In a scathing Environment Court decision, the Environmental Protection Authority has been ordered to pay $110,000 to an oil and gas company it prevented from disconnecting a floating production station from the Tui Oil Field off the coast of Taranaki.
The EPA issued abatement notices to stop BW Offshore removing the Umuroa from the field early last year, saying the company could not rely on a 2017 EPA ruling allowing them to do so.
The regulator was concerned unplugging flowlines connecting the vessel to Tui risked spilling oil into the ocean.
The Umuroa was contracted to Tui operator Tamarind Taranaki which collapsed in December 2019, leaving the Government with an estimated $155 million bill to decommission the field.
Initial legal wrangling failed to overturn the abatement notices and eventually, a two-day appeal was heard in the Environment Court which cancelled them in October.
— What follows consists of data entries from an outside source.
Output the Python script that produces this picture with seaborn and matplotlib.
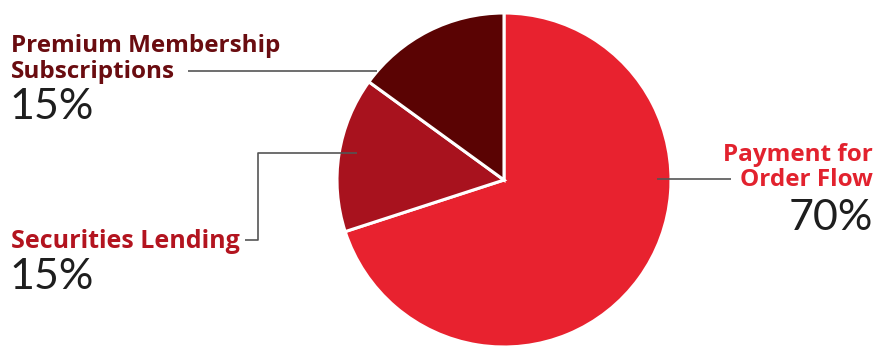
import matplotlib
matplotlib.use("Agg")
import matplotlib.pyplot as plt
import seaborn as sns

# data
categories = ["Payment for\nOrder Flow", "Securities Lending", "Premium Membership\nSubscriptions"]
shares = [70, 15, 15]
pct_labels = ["70%", "15%", "15%"]

slice_colors = ["#E8222F", "#A8121E", "#5A0303"]
label_colors = ["#E2222E", "#B3141F", "#6A0C10"]

sns.set_theme(style="white")
plt.rcParams["font.family"] = ["Open Sans", "DejaVu Sans"]

W, H = 877, 348
fig = plt.figure(figsize=(W / 100, H / 100), dpi=100)
ax = fig.add_axes([0, 0, 1, 1])

def Y(py):
    return H - py

ax.pie(shares, colors=slice_colors, startangle=90, counterclock=False,
       center=(504, Y(180)), radius=167, frame=True,
       wedgeprops=dict(edgecolor="white", linewidth=2.2))
ax.set_xlim(0, W)
ax.set_ylim(0, H)
ax.set_aspect("equal")
ax.axis("off")

line_kw = dict(color="#555555", linewidth=1.2, solid_capstyle="butt")
# leader lines
ax.plot([188, 377], [Y(71), Y(71)], **line_kw)
ax.plot([245, 258, 258, 357], [Y(240), Y(240), Y(153), Y(153)], **line_kw)
ax.plot([657, 731], [Y(179), Y(179)], **line_kw)

title_kw = dict(fontsize=17.5, fontweight="bold", va="baseline")
pct_kw = dict(fontsize=31, fontweight="normal", color="#1E1E1E", va="baseline",
              family=["Lato", "DejaVu Sans"])

# Premium
ax.text(11, Y(52), "Premium Membership", color=label_colors[2], ha="left", **title_kw)
ax.text(11, Y(78), "Subscriptions", color=label_colors[2], ha="left", **title_kw)
ax.text(9, Y(119), pct_labels[2], ha="left", **pct_kw)

# Securities
ax.text(11, Y(248), categories[1], color=label_colors[1], ha="left", fontsize=18,
        fontweight="bold", va="baseline")
ax.text(9, Y(289), pct_labels[1], ha="left", **pct_kw)

# Payment
ax.text(873, Y(161), "Payment for", color=label_colors[0], ha="right", **title_kw)
ax.text(873, Y(186), "Order Flow", color=label_colors[0], ha="right", **title_kw)
ax.text(873, Y(230), pct_labels[0], ha="right", **pct_kw)

fig.savefig("out.png", dpi=100, facecolor="white")
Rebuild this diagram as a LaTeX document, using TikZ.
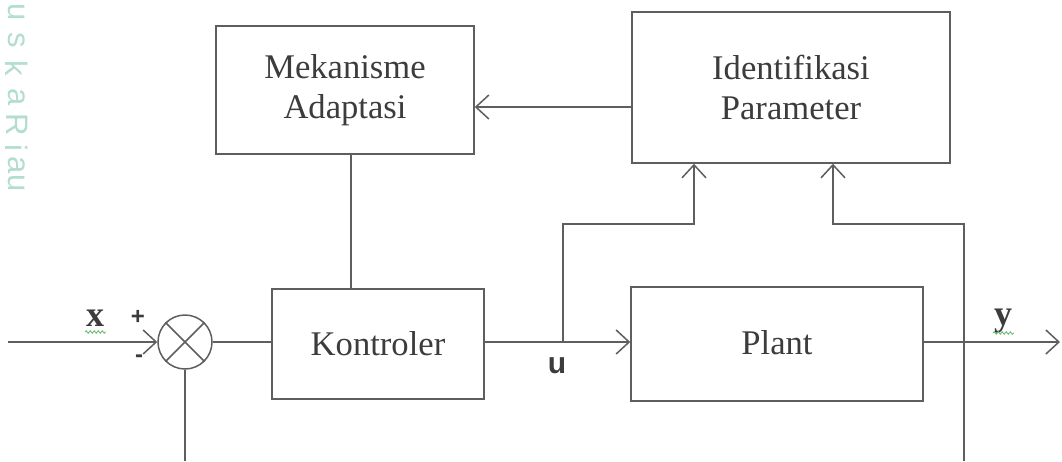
\documentclass[tikz,border=0pt]{standalone}
\usepackage{fontspec}
\setmainfont{Liberation Serif}
\setsansfont{Liberation Sans}
\usetikzlibrary{arrows.meta,decorations.pathmorphing}
\definecolor{ln}{HTML}{5E5E5E}
\definecolor{tx}{HTML}{3C3C3C}
\definecolor{wmc}{HTML}{B2DDD0}
\definecolor{spc}{HTML}{6DBE6D}
\begin{document}
\begin{tikzpicture}[x=1pt,y=-1pt,
  >={Straight Barb[length=13pt,width=24pt]},
  blk/.style={draw=ln,line width=1.5pt,rectangle,inner sep=0pt,align=center,
    font=\fontsize{34.6}{40}\selectfont,text=tx},
  wire/.style={draw=ln,line width=1.5pt},
  lbl/.style={text=tx,inner sep=0pt},
  squig/.style={draw=spc,line width=0.9pt,decorate,
    decoration={snake,amplitude=1.2pt,segment length=4pt}},
  wmark/.style={text=wmc,font=\sffamily\fontsize{31}{31}\selectfont,rotate=-90,inner sep=0pt}]
\useasboundingbox (0,0) rectangle (1062,461);
% watermark letters
\foreach \ch/\yy [count=\i] in {u/12,s/40,k/68,a/97,R/125,i/148,a/165,u/183}
  \node[wmark] (wm\i) at (17,\yy) {\ch};
% blocks
\node[blk,minimum width=258pt,minimum height=128pt] (mek) at (345,90) {Mekanisme\\Adaptasi};
\node[blk,minimum width=318pt,minimum height=151pt] (idn) at (791,87.5) {Identifikasi\\Parameter};
\node[blk,minimum width=212pt,minimum height=110pt] (kon) at (378,344) {Kontroler};
\node[blk,minimum width=292pt,minimum height=114pt] (plant) at (777,344) {\raisebox{4pt}{Plant}};
\node[draw=ln,line width=1.5pt,circle,minimum size=54pt,inner sep=0pt] (sum) at (185,342) {};
\draw[wire] (sum.north west) -- (sum.south east);
\draw[wire] (sum.north east) -- (sum.south west);
% coordinates
\coordinate (in) at (8,342);
\coordinate (out) at (1060,342);
\coordinate (uj) at (563,342);
\coordinate (yj) at (964,342);
\coordinate (ua) at (694,224);
\coordinate (ya) at (833,224);
\coordinate (ia) at (632,107);
\coordinate (mx) at (351,0);
\coordinate (fb1) at (185,461);
\coordinate (fb2) at (964,461);
% connectors
\draw[wire,->] (in) -- (sum.west);
\draw[wire] (sum.east) -- (sum.east -| kon.west);
\draw[wire,->] (kon.east |- uj) -- (uj -| plant.west);
\draw[wire,->] (plant.east |- yj) -- (out);
\draw[wire,->] (uj) |- (ua) -- (ua |- idn.south);
\draw[wire,->] (yj) |- (ya) -- (ya |- idn.south);
\draw[wire,->] (ia) -- (ia -| mek.east);
\draw[wire] (mek.south -| mx) -- (kon.north -| mx);
\draw[wire] (sum.south) -- (fb1);
\draw[wire] (yj) -- (fb2);
% labels
\node[lbl,font=\bfseries\fontsize{36}{36}\selectfont] (xl) at (95,318) {x};
\node[lbl,font=\bfseries\fontsize{36}{36}\selectfont] (yl) at (1003,321) {y};
\draw[squig] (85,332) -- (106,332);
\draw[squig] (993,333) -- (1014,333);
\node[lbl,font=\sffamily\bfseries\fontsize{24}{24}\selectfont] (plus) at (138,317) {+};
\node[lbl,font=\sffamily\bfseries\fontsize{24}{24}\selectfont] (minus) at (139,359) {-};
\node[lbl,font=\sffamily\bfseries\fontsize{30}{30}\selectfont] (ul) at (557,366) {u};
\end{tikzpicture}
\end{document}
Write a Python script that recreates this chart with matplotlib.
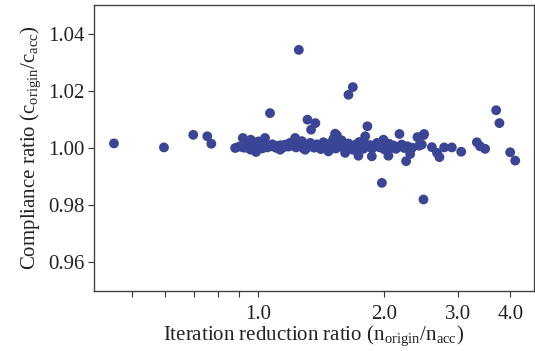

In the same month the Umuroa went into voluntary liquidation.
BW Offshore said it had cost $31m to have the vessel at Tui in 2020 while it missed out on $46m in potential earnings elsewhere.
In November, the company made an application for court costs against the EPA of almost $300,000.
It argued the basis for the EPA abatement notices was without merit or substance.
"The EPA did not file any expert evidence to support its arguments, in circumstances where it would reasonably have been expected to do so if there had been a proper basis for the abatement notices," BW Offshore said.
The EPA submitted that no order for costs against it should be made against it.
"As a regulatory consent authority the EPA has performed it duties properly and acted reasonably, and the appeal arose out of a genuine dispute about legal rights - the effect of the 2017 ruling - which was in the interests of the parties to resolve," it argued.
In his decision, Judge Smith noted that it was unusual to award costs against a regulatory body, but that the EPA's actions displayed a level of blame that met the threshold for this.
"The EPA's case demonstrated a narrow focus, the EPA did not adapt to the changes that occurred between issuing of the abatement notices and the hearing," Judge Smith said.
"In particular detailed evidence as to the security of the field was provided to the EPA well before this hearing."
Judge Smith said the EPA did not fulfil its role properly.
"No experts were called by the EPA, and the Profac report relied on by the EPA had not been reviewed in light of expert evidence from BW Offshore.
"As noted in the court's decision there was no evidence advanced, either in the abatement notices or any time prior or since, that there are [environmental] effects from the disconnection that are more than minor."
New Plymouth mayor Neil Holdom, whose district's coastline would potentially have been affected by any oil spill, however, backed the EPA stance.
"There was widespread support for the EPA move because we all understood that they were exercising caution and looking to mitigate perceived environmental risk.
"We would rather they overreached and protected our environment and were very conservative than going with what companies are asking them to do to protect their own future profits."
Taranaki Chamber of Commerce chief executive Arun Chaudhari took a more dim view of the EPA's actions.
"The EPA didn't do its due diligence properly and had a report that was not really reliable and BW Offshore shouldn't have had to sink in so much money when it was actually another company that went bankrupt.
"BW Offshore has been punished for no real fault of theirs really."
In November, the Ministry of Innovation, Business and Employment, which is now overseeing the decommissioning of the Tui, signed an agreement with BW Offshore to remove the Umuroa from the field. The vessel is expected to leave mid-winter this year.